(Records with drawing code)
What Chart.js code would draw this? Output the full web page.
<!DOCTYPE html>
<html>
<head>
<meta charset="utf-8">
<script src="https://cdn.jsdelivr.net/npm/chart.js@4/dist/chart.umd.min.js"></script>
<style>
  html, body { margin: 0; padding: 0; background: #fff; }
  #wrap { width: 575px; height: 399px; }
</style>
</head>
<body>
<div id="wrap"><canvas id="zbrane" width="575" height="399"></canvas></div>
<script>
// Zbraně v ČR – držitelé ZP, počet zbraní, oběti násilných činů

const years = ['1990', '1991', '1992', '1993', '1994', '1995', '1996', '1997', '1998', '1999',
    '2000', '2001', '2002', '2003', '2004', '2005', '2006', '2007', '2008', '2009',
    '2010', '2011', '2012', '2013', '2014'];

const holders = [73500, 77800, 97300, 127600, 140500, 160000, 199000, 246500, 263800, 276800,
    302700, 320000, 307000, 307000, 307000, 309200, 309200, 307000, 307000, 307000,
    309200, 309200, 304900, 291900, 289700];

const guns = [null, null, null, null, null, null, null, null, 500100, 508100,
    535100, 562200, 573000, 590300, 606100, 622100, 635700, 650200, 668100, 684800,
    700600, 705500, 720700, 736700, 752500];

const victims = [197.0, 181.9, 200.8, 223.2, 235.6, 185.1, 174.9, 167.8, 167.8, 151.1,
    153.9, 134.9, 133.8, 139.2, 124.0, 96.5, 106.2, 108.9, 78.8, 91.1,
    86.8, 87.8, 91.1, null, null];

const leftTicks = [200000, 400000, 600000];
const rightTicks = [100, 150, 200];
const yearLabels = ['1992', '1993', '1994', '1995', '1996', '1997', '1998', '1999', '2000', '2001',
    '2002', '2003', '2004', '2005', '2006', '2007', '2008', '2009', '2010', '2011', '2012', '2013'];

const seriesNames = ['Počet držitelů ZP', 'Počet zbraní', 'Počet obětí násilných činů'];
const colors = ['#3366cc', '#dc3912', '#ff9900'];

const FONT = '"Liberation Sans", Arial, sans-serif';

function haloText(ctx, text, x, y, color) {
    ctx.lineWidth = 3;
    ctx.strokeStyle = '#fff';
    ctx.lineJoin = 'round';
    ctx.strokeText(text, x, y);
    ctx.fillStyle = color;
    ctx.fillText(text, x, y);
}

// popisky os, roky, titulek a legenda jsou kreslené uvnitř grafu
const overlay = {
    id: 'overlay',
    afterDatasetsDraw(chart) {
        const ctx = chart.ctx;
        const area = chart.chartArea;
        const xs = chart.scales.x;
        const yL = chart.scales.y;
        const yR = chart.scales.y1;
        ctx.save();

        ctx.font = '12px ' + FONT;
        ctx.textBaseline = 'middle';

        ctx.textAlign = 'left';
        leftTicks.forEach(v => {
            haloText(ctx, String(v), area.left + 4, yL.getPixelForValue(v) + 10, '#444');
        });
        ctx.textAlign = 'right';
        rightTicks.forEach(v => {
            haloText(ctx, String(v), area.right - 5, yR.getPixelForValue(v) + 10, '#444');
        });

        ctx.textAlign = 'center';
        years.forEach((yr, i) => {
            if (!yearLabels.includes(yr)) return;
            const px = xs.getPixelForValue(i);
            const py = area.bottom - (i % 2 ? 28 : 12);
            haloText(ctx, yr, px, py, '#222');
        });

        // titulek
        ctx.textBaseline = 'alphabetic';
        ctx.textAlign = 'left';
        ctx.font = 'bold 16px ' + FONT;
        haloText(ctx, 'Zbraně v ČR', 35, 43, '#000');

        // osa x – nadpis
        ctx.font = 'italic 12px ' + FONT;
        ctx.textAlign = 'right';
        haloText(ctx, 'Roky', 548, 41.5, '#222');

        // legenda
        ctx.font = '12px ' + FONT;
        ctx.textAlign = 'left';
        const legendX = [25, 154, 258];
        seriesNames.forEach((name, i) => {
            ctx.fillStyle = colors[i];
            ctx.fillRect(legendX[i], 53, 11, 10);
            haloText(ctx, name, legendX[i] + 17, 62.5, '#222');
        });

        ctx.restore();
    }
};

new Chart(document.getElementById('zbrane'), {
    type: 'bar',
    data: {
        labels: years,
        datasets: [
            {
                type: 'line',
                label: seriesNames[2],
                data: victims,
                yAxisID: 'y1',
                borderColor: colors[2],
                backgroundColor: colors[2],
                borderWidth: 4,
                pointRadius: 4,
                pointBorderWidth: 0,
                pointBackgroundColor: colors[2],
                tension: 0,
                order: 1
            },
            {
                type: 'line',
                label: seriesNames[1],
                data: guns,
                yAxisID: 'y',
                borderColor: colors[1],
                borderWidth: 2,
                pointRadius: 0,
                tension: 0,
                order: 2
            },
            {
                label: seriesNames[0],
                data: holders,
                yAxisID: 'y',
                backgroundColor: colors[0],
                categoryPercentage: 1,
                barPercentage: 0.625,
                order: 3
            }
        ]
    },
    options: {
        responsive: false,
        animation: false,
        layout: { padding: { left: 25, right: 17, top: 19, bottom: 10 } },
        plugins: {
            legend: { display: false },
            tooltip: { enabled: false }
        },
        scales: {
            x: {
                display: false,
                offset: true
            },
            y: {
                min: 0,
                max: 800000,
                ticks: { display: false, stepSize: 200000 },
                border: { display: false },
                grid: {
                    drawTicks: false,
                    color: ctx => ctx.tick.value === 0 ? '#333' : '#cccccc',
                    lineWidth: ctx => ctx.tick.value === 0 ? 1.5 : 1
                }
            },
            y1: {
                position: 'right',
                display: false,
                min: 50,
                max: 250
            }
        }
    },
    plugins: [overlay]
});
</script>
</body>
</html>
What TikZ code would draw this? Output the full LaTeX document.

» DESCRIPTION OF THE TASK
From the preceding material, extract every line exactly.

» RESULT
What Chart.js code would draw this? Output the full web page.
<!DOCTYPE html>
<html>
<head>
<meta charset="utf-8">
<script src="https://cdn.jsdelivr.net/npm/chart.js@4/dist/chart.umd.min.js"></script>
<style>
  html, body { margin: 0; padding: 0; background: #fff; }
  #wrap { width: 575px; height: 399px; }
</style>
</head>
<body>
<div id="wrap"><canvas id="zbrane" width="575" height="399"></canvas></div>
<script>
// Zbraně v ČR – držitelé ZP, počet zbraní, oběti násilných činů

const years = ['1990', '1991', '1992', '1993', '1994', '1995', '1996', '1997', '1998', '1999',
    '2000', '2001', '2002', '2003', '2004', '2005', '2006', '2007', '2008', '2009',
    '2010', '2011', '2012', '2013', '2014'];

const holders = [73500, 77800, 97300, 127600, 140500, 160000, 199000, 246500, 263800, 276800,
    302700, 320000, 307000, 307000, 307000, 309200, 309200, 307000, 307000, 307000,
    309200, 309200, 304900, 291900, 289700];

const guns = [null, null, null, null, null, null, null, null, 500100, 508100,
    535100, 562200, 573000, 590300, 606100, 622100, 635700, 650200, 668100, 684800,
    700600, 705500, 720700, 736700, 752500];

const victims = [197.0, 181.9, 200.8, 223.2, 235.6, 185.1, 174.9, 167.8, 167.8, 151.1,
    153.9, 134.9, 133.8, 139.2, 124.0, 96.5, 106.2, 108.9, 78.8, 91.1,
    86.8, 87.8, 91.1, null, null];

const leftTicks = [200000, 400000, 600000];
const rightTicks = [100, 150, 200];
const yearLabels = ['1992', '1993', '1994', '1995', '1996', '1997', '1998', '1999', '2000', '2001',
    '2002', '2003', '2004', '2005', '2006', '2007', '2008', '2009', '2010', '2011', '2012', '2013'];

const seriesNames = ['Počet držitelů ZP', 'Počet zbraní', 'Počet obětí násilných činů'];
const colors = ['#3366cc', '#dc3912', '#ff9900'];

const FONT = '"Liberation Sans", Arial, sans-serif';

function haloText(ctx, text, x, y, color) {
    ctx.lineWidth = 3;
    ctx.strokeStyle = '#fff';
    ctx.lineJoin = 'round';
    ctx.strokeText(text, x, y);
    ctx.fillStyle = color;
    ctx.fillText(text, x, y);
}

// popisky os, roky, titulek a legenda jsou kreslené uvnitř grafu
const overlay = {
    id: 'overlay',
    afterDatasetsDraw(chart) {
        const ctx = chart.ctx;
        const area = chart.chartArea;
        const xs = chart.scales.x;
        const yL = chart.scales.y;
        const yR = chart.scales.y1;
        ctx.save();

        ctx.font = '12px ' + FONT;
        ctx.textBaseline = 'middle';

        ctx.textAlign = 'left';
        leftTicks.forEach(v => {
            haloText(ctx, String(v), area.left + 4, yL.getPixelForValue(v) + 10, '#444');
        });
        ctx.textAlign = 'right';
        rightTicks.forEach(v => {
            haloText(ctx, String(v), area.right - 5, yR.getPixelForValue(v) + 10, '#444');
        });

        ctx.textAlign = 'center';
        years.forEach((yr, i) => {
            if (!yearLabels.includes(yr)) return;
            const px = xs.getPixelForValue(i);
            const py = area.bottom - (i % 2 ? 28 : 12);
            haloText(ctx, yr, px, py, '#222');
        });

        // titulek
        ctx.textBaseline = 'alphabetic';
        ctx.textAlign = 'left';
        ctx.font = 'bold 16px ' + FONT;
        haloText(ctx, 'Zbraně v ČR', 35, 43, '#000');

        // osa x – nadpis
        ctx.font = 'italic 12px ' + FONT;
        ctx.textAlign = 'right';
        haloText(ctx, 'Roky', 548, 41.5, '#222');

        // legenda
        ctx.font = '12px ' + FONT;
        ctx.textAlign = 'left';
        const legendX = [25, 154, 258];
        seriesNames.forEach((name, i) => {
            ctx.fillStyle = colors[i];
            ctx.fillRect(legendX[i], 53, 11, 10);
            haloText(ctx, name, legendX[i] + 17, 62.5, '#222');
        });

        ctx.restore();
    }
};

new Chart(document.getElementById('zbrane'), {
    type: 'bar',
    data: {
        labels: years,
        datasets: [
            {
                type: 'line',
                label: seriesNames[2],
                data: victims,
                yAxisID: 'y1',
                borderColor: colors[2],
                backgroundColor: colors[2],
                borderWidth: 4,
                pointRadius: 4,
                pointBorderWidth: 0,
                pointBackgroundColor: colors[2],
                tension: 0,
                order: 1
            },
            {
                type: 'line',
                label: seriesNames[1],
                data: guns,
                yAxisID: 'y',
                borderColor: colors[1],
                borderWidth: 2,
                pointRadius: 0,
                tension: 0,
                order: 2
            },
            {
                label: seriesNames[0],
                data: holders,
                yAxisID: 'y',
                backgroundColor: colors[0],
                categoryPercentage: 1,
                barPercentage: 0.625,
                order: 3
            }
        ]
    },
    options: {
        responsive: false,
        animation: false,
        layout: { padding: { left: 25, right: 17, top: 19, bottom: 10 } },
        plugins: {
            legend: { display: false },
            tooltip: { enabled: false }
        },
        scales: {
            x: {
                display: false,
                offset: true
            },
            y: {
                min: 0,
                max: 800000,
                ticks: { display: false, stepSize: 200000 },
                border: { display: false },
                grid: {
                    drawTicks: false,
                    color: ctx => ctx.tick.value === 0 ? '#333' : '#cccccc',
                    lineWidth: ctx => ctx.tick.value === 0 ? 1.5 : 1
                }
            },
            y1: {
                position: 'right',
                display: false,
                min: 50,
                max: 250
            }
        }
    },
    plugins: [overlay]
});
</script>
</body>
</html>
What TikZ code would draw this? Output the full LaTeX document.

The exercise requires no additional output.